## DIRECTIVE
Return all of the data exactly as written, without the pictures.
>> begin
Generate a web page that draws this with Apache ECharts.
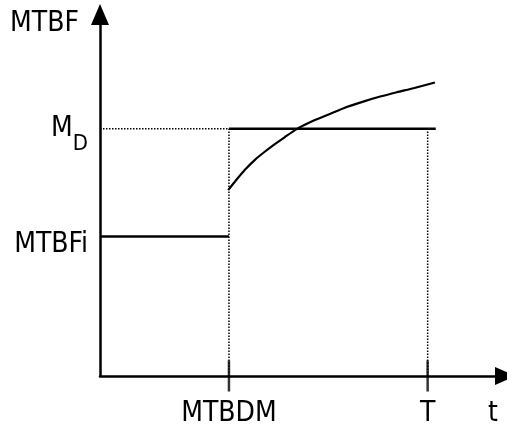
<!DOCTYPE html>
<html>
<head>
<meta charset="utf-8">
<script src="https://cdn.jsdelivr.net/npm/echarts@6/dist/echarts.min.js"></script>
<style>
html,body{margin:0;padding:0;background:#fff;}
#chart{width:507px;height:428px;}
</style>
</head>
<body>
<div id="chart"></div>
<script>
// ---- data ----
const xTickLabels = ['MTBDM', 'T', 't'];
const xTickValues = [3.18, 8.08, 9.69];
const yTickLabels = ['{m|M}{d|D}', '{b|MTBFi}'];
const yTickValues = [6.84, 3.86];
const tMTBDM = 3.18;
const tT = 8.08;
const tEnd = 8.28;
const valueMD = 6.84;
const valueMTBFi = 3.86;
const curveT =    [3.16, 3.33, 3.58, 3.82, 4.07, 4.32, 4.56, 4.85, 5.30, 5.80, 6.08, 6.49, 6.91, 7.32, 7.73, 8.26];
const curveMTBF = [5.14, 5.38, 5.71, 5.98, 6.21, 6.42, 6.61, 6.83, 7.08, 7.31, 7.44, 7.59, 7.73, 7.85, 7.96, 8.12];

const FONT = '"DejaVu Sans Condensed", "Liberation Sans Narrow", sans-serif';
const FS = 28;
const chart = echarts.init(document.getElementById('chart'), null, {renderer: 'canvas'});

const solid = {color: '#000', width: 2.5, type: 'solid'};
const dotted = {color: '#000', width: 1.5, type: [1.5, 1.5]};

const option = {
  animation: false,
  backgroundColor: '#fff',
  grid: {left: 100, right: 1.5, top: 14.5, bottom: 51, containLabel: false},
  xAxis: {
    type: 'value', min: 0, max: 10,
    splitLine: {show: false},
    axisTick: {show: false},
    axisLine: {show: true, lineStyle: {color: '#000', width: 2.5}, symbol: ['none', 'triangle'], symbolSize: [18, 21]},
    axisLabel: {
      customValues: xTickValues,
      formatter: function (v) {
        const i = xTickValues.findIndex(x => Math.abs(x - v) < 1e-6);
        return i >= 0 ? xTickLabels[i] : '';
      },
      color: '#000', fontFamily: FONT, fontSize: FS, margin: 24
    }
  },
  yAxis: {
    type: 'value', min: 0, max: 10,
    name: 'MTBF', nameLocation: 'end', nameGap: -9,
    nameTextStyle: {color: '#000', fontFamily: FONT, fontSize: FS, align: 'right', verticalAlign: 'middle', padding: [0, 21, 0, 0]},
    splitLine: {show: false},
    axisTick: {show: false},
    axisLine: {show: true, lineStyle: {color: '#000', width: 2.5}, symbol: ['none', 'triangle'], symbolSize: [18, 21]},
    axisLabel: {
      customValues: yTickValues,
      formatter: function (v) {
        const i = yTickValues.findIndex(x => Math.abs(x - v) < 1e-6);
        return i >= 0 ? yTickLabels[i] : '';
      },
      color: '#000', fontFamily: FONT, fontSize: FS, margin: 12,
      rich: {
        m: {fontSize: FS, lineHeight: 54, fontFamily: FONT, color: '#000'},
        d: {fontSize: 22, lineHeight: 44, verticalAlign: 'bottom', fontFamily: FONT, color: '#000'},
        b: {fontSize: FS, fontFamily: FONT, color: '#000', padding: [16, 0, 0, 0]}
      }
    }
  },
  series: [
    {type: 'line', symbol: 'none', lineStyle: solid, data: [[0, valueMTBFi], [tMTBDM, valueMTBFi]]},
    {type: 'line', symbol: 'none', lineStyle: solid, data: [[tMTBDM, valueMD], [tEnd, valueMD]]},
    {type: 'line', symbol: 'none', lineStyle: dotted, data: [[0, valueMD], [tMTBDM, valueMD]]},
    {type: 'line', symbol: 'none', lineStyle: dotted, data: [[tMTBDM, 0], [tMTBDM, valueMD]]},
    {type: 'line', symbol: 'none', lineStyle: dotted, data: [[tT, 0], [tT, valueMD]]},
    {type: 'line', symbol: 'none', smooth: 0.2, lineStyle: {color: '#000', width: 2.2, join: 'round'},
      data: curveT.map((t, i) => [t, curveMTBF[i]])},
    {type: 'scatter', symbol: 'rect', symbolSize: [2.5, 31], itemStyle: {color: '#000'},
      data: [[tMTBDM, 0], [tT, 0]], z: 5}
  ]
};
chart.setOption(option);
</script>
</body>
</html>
>> end
## SOLVED EXERCISE
Generate a web page that draws this with Apache ECharts.
<!DOCTYPE html>
<html>
<head>
<meta charset="utf-8">
<script src="https://cdn.jsdelivr.net/npm/echarts@6/dist/echarts.min.js"></script>
<style>
html,body{margin:0;padding:0;background:#fff;}
#chart{width:507px;height:428px;}
</style>
</head>
<body>
<div id="chart"></div>
<script>
// ---- data ----
const xTickLabels = ['MTBDM', 'T', 't'];
const xTickValues = [3.18, 8.08, 9.69];
const yTickLabels = ['{m|M}{d|D}', '{b|MTBFi}'];
const yTickValues = [6.84, 3.86];
const tMTBDM = 3.18;
const tT = 8.08;
const tEnd = 8.28;
const valueMD = 6.84;
const valueMTBFi = 3.86;
const curveT =    [3.16, 3.33, 3.58, 3.82, 4.07, 4.32, 4.56, 4.85, 5.30, 5.80, 6.08, 6.49, 6.91, 7.32, 7.73, 8.26];
const curveMTBF = [5.14, 5.38, 5.71, 5.98, 6.21, 6.42, 6.61, 6.83, 7.08, 7.31, 7.44, 7.59, 7.73, 7.85, 7.96, 8.12];

const FONT = '"DejaVu Sans Condensed", "Liberation Sans Narrow", sans-serif';
const FS = 28;
const chart = echarts.init(document.getElementById('chart'), null, {renderer: 'canvas'});

const solid = {color: '#000', width: 2.5, type: 'solid'};
const dotted = {color: '#000', width: 1.5, type: [1.5, 1.5]};

const option = {
  animation: false,
  backgroundColor: '#fff',
  grid: {left: 100, right: 1.5, top: 14.5, bottom: 51, containLabel: false},
  xAxis: {
    type: 'value', min: 0, max: 10,
    splitLine: {show: false},
    axisTick: {show: false},
    axisLine: {show: true, lineStyle: {color: '#000', width: 2.5}, symbol: ['none', 'triangle'], symbolSize: [18, 21]},
    axisLabel: {
      customValues: xTickValues,
      formatter: function (v) {
        const i = xTickValues.findIndex(x => Math.abs(x - v) < 1e-6);
        return i >= 0 ? xTickLabels[i] : '';
      },
      color: '#000', fontFamily: FONT, fontSize: FS, margin: 24
    }
  },
  yAxis: {
    type: 'value', min: 0, max: 10,
    name: 'MTBF', nameLocation: 'end', nameGap: -9,
    nameTextStyle: {color: '#000', fontFamily: FONT, fontSize: FS, align: 'right', verticalAlign: 'middle', padding: [0, 21, 0, 0]},
    splitLine: {show: false},
    axisTick: {show: false},
    axisLine: {show: true, lineStyle: {color: '#000', width: 2.5}, symbol: ['none', 'triangle'], symbolSize: [18, 21]},
    axisLabel: {
      customValues: yTickValues,
      formatter: function (v) {
        const i = yTickValues.findIndex(x => Math.abs(x - v) < 1e-6);
        return i >= 0 ? yTickLabels[i] : '';
      },
      color: '#000', fontFamily: FONT, fontSize: FS, margin: 12,
      rich: {
        m: {fontSize: FS, lineHeight: 54, fontFamily: FONT, color: '#000'},
        d: {fontSize: 22, lineHeight: 44, verticalAlign: 'bottom', fontFamily: FONT, color: '#000'},
        b: {fontSize: FS, fontFamily: FONT, color: '#000', padding: [16, 0, 0, 0]}
      }
    }
  },
  series: [
    {type: 'line', symbol: 'none', lineStyle: solid, data: [[0, valueMTBFi], [tMTBDM, valueMTBFi]]},
    {type: 'line', symbol: 'none', lineStyle: solid, data: [[tMTBDM, valueMD], [tEnd, valueMD]]},
    {type: 'line', symbol: 'none', lineStyle: dotted, data: [[0, valueMD], [tMTBDM, valueMD]]},
    {type: 'line', symbol: 'none', lineStyle: dotted, data: [[tMTBDM, 0], [tMTBDM, valueMD]]},
    {type: 'line', symbol: 'none', lineStyle: dotted, data: [[tT, 0], [tT, valueMD]]},
    {type: 'line', symbol: 'none', smooth: 0.2, lineStyle: {color: '#000', width: 2.2, join: 'round'},
      data: curveT.map((t, i) => [t, curveMTBF[i]])},
    {type: 'scatter', symbol: 'rect', symbolSize: [2.5, 31], itemStyle: {color: '#000'},
      data: [[tMTBDM, 0], [tT, 0]], z: 5}
  ]
};
chart.setOption(option);
</script>
</body>
</html>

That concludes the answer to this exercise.